* Begin GIVEN MATERIAL *

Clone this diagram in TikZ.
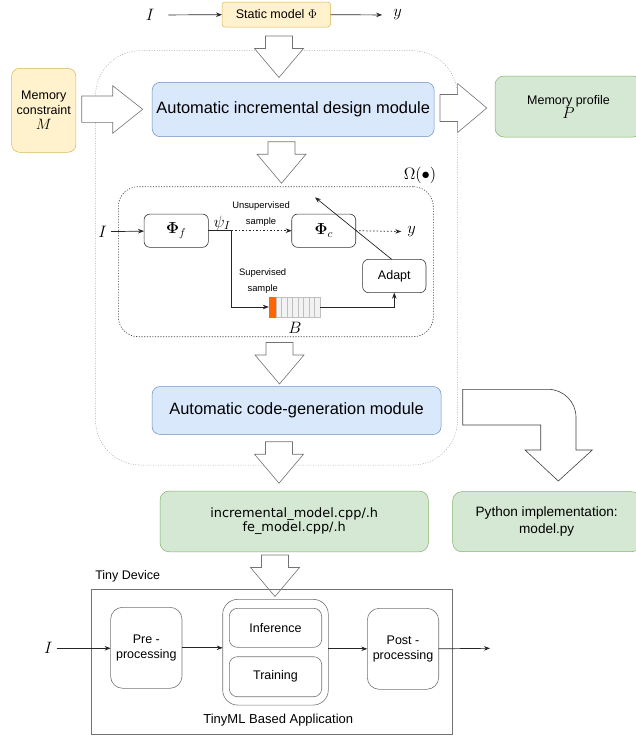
\RequirePackage{fix-cm}
\documentclass[tikz,border=0pt]{standalone}
\usepackage[no-math]{fontspec}
\setmainfont{Liberation Sans}
\newfontfamily\dejavu{DejaVu Sans}
\usetikzlibrary{arrows.meta}
\definecolor{yfill}{HTML}{FFF2CC}\definecolor{ydraw}{HTML}{D6B656}
\definecolor{bfill}{HTML}{DAE8FC}\definecolor{bdraw}{HTML}{6C8EBF}
\definecolor{gfill}{HTML}{D5E8D4}\definecolor{gdraw}{HTML}{82B366}
\definecolor{orng}{HTML}{FF6600}
\begin{document}
\begin{tikzpicture}[x=1pt,y=-1pt,
 >={Stealth[length=6pt,width=4.5pt]},
 lbl/.style={inner sep=0pt, outer sep=0pt, align=center, font=\fontsize{12.5}{15}\selectfont},
 ybox/.style={lbl, draw=ydraw, fill=yfill, line width=0.5pt},
 bbox/.style={lbl, draw=bdraw, fill=bfill, line width=0.5pt, rounded corners=8pt, font=\fontsize{16.4}{19}\selectfont},
 gbox/.style={lbl, draw=gdraw, fill=gfill, line width=0.5pt, rounded corners=9pt},
 wbox/.style={lbl, draw=black!80, line width=0.6pt, rounded corners=6pt},
 dbox/.style={lbl, draw=black!55, line width=0.6pt, rounded corners=12pt},
 blk/.style={draw=black!55, fill=white, line width=0.6pt, line join=miter},
 conn/.style={->, draw=black!85, line width=0.7pt},
 plain/.style={draw=black!85, line width=0.7pt},
 dconn/.style={conn, dash pattern=on 1.5pt off 2pt},
 mth/.style={inner sep=1pt, font=\fontsize{16.5}{19}\selectfont},
 small/.style={lbl, font=\fontsize{9.4}{16}\selectfont},
]
\useasboundingbox (0,0) rectangle (636,737);

% containers
\node[draw=black!35, dash pattern=on 1pt off 1.5pt, line width=0.5pt, rounded corners=45pt,
      minimum width=362, minimum height=414.3, inner sep=0pt] (cont) at (276.5,257.85) {};
\node[draw=black!75, dash pattern=on 1.2pt off 1.5pt, line width=0.6pt, rounded corners=20pt,
      minimum width=315, minimum height=150, inner sep=0pt] (omega) at (275.8,261.7) {};

% top
\node[mth] (Itop) at (150,15) {$I$};
\node[ybox, rounded corners=3pt, minimum width=108.6, minimum height=25] (static) at (276.3,14.5) {Static model $\Phi$};
\node[mth] (ytop) at (397.6,15) {$y$};
\draw[conn, shorten <=13pt] (Itop) -- (static);
\draw[conn, shorten >=10pt] (static) -- (ytop);

\node[ybox, rounded corners=8pt, minimum width=64.3, minimum height=84] (mem) at (43.8,110.3)
  {Memory\\constraint\\{\fontsize{15}{15}\selectfont$M$}};
\node[bbox, minimum width=282, minimum height=54.4] (design) at (293.2,109.5) {Automatic incremental design module};
\node[gbox, minimum width=147, minimum height=61, font=\fontsize{12.5}{14}\selectfont] (profile) at (568.5,106.5)
  {Memory profile\\{\fontsize{16}{14}\selectfont$P$}};

% block arrows
\foreach \cx/\ty in {279/36, 281.5/141.7, 279.5/342.5, 279/441.7, 275/555}{
  \draw[blk, shift={(\cx,\ty)}] (-13.5,0) -- (13.5,0) -- (13.5,12.5) -- (24.5,12.5) -- (0,41.5)
     -- (-24.5,12.5) -- (-13.5,12.5) -- cycle;
}
\draw[blk] (81.7,96) -- (112.7,96) -- (112.7,85.7) -- (142.7,109.3) -- (112.7,133.3) -- (112.7,122.3) -- (81.7,122.3) -- cycle;
\draw[blk] (440,94.5) -- (457.6,94.5) -- (457.6,83.5) -- (486.8,108) -- (457.6,132.5) -- (457.6,121.5) -- (440,121.5) -- cycle;
\draw[blk, draw=black!75] (462.7,389.3) -- (548,389.3) .. controls (563.5,389.3) and (576,401.8) .. (576,417.3)
   -- (576,450) -- (592.3,450) -- (558.3,481) -- (525,450) -- (540.7,450) -- (540.7,425) -- (462.7,425) -- cycle;

% omega contents
\node[mth] at (420,175) {$\Omega(\bullet)$};
\node[mth] (Iin) at (102.7,231.7) {$I$};
\node[wbox, minimum width=64.3, minimum height=33.3, font=\fontsize{16}{18}\selectfont] (phif) at (176.2,230.7) {$\mathbf{\Phi}_f$};
\node[mth] at (222,223) {$\psi_I$};
\coordinate (br) at (231.7,230.7);
\node[wbox, minimum width=64, minimum height=33.3, font=\fontsize{16}{18}\selectfont] (phic) at (323.7,230.7) {$\mathbf{\Phi}_c$};
\node[mth] (yin) at (411.7,231.7) {$y$};
\node[wbox, minimum width=63.3, minimum height=33.3] (adapt) at (394.3,276) {Adapt};
\coordinate (adtip) at (315,197.3);
\node[inner sep=0pt, minimum width=51, minimum height=19.4] (buf) at (294.5,307) {};
\draw[draw=orng, fill=orng] (269,297.3) rectangle (275.7,316.7);
\foreach \i in {0,...,7}{
  \draw[draw=black!25, fill=black!5, line width=0.4pt] (275.7+\i*5.54,297.3) rectangle ++(5.54,19.4);
}
\draw[conn, shorten <=3pt] (Iin) -- (phif);
\draw[plain] (phif.east) -- (br);
\draw[dconn] (br) -- (phic.west);
\draw[dconn, shorten >=5pt] (phic.east) -- (yin);
\draw[conn] ([xshift=-2.6pt]adapt.north) -- (adtip);
\draw[conn] (br) |- (buf.west);
\draw[conn] (buf.east) -| (adapt.south);
\node[small] at (261,214.5) {Unsupervised\\sample};
\node[small] at (262.7,281.5) {Supervised\\sample};
\node[mth] at (295,328.3) {$B$};

\node[bbox, minimum width=289, minimum height=48] (codegen) at (296.6,410.5) {Automatic code-generation module};

% outputs
\node[gbox, minimum width=268.3, minimum height=60.7, font=\dejavu\fontsize{12.9}{14.3}\selectfont] (inc) at (294.2,521.4)
  {incremental\_model.cpp/.h\\fe\_model.cpp/.h};
\node[gbox, minimum width=188, minimum height=60, font=\fontsize{13.6}{16.7}\selectfont] (py) at (546.7,521.7)
  {Python implementation:\\model.py};

% tiny device
\node[draw=black!55, line width=0.6pt, minimum width=360.6, minimum height=144.7, inner sep=0pt] (dev) at (272,661.65) {};
\node[lbl] at (127.7,576.7) {Tiny Device};
\node[dbox, minimum width=71.3, minimum height=81] (pre) at (146.3,647.8) {Pre -\\processing};
\node[dbox, rounded corners=15pt, minimum width=105.6, minimum height=105.7] (app) at (275.5,652.2) {};
\node[dbox, rounded corners=8pt, minimum width=92.4, minimum height=39] (inf) at (275.5,627.8) {Inference};
\node[dbox, rounded corners=8pt, minimum width=92.4, minimum height=40] (train) at (275.5,676.7) {Training};
\node[dbox, minimum width=71.4, minimum height=81] (post) at (403,648.8) {Post -\\processing};
\node[lbl, font=\fontsize{13}{15}\selectfont] at (278.3,720) {TinyML Based Application};
\node[mth] (Idev) at (48.3,648.3) {$I$};
\coordinate (out) at (490,648.3);
\draw[conn, shorten <=3pt] (Idev) -- (Idev -| pre.west);
\draw[conn] (pre.east) -- (pre.east -| app.west);
\draw[conn] (app.east |- post.west) -- (post.west);
\draw[conn] (post.east) -- (out);
\end{tikzpicture}
\end{document}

* End GIVEN MATERIAL *

Skip the pictures and restate exactly the lines from the beginning of the listing to the line with "minimum width=315, minimum", that line included.

Clone this diagram in TikZ.
\RequirePackage{fix-cm}
\documentclass[tikz,border=0pt]{standalone}
\usepackage[no-math]{fontspec}
\setmainfont{Liberation Sans}
\newfontfamily\dejavu{DejaVu Sans}
\usetikzlibrary{arrows.meta}
\definecolor{yfill}{HTML}{FFF2CC}\definecolor{ydraw}{HTML}{D6B656}
\definecolor{bfill}{HTML}{DAE8FC}\definecolor{bdraw}{HTML}{6C8EBF}
\definecolor{gfill}{HTML}{D5E8D4}\definecolor{gdraw}{HTML}{82B366}
\definecolor{orng}{HTML}{FF6600}
\begin{document}
\begin{tikzpicture}[x=1pt,y=-1pt,
 >={Stealth[length=6pt,width=4.5pt]},
 lbl/.style={inner sep=0pt, outer sep=0pt, align=center, font=\fontsize{12.5}{15}\selectfont},
 ybox/.style={lbl, draw=ydraw, fill=yfill, line width=0.5pt},
 bbox/.style={lbl, draw=bdraw, fill=bfill, line width=0.5pt, rounded corners=8pt, font=\fontsize{16.4}{19}\selectfont},
 gbox/.style={lbl, draw=gdraw, fill=gfill, line width=0.5pt, rounded corners=9pt},
 wbox/.style={lbl, draw=black!80, line width=0.6pt, rounded corners=6pt},
 dbox/.style={lbl, draw=black!55, line width=0.6pt, rounded corners=12pt},
 blk/.style={draw=black!55, fill=white, line width=0.6pt, line join=miter},
 conn/.style={->, draw=black!85, line width=0.7pt},
 plain/.style={draw=black!85, line width=0.7pt},
 dconn/.style={conn, dash pattern=on 1.5pt off 2pt},
 mth/.style={inner sep=1pt, font=\fontsize{16.5}{19}\selectfont},
 small/.style={lbl, font=\fontsize{9.4}{16}\selectfont},
]
\useasboundingbox (0,0) rectangle (636,737);

% containers
\node[draw=black!35, dash pattern=on 1pt off 1.5pt, line width=0.5pt, rounded corners=45pt,
      minimum width=362, minimum height=414.3, inner sep=0pt] (cont) at (276.5,257.85) {};
\node[draw=black!75, dash pattern=on 1.2pt off 1.5pt, line width=0.6pt, rounded corners=20pt,
      minimum width=315, minimum height=150, inner sep=0pt] (omega) at (275.8,261.7) {};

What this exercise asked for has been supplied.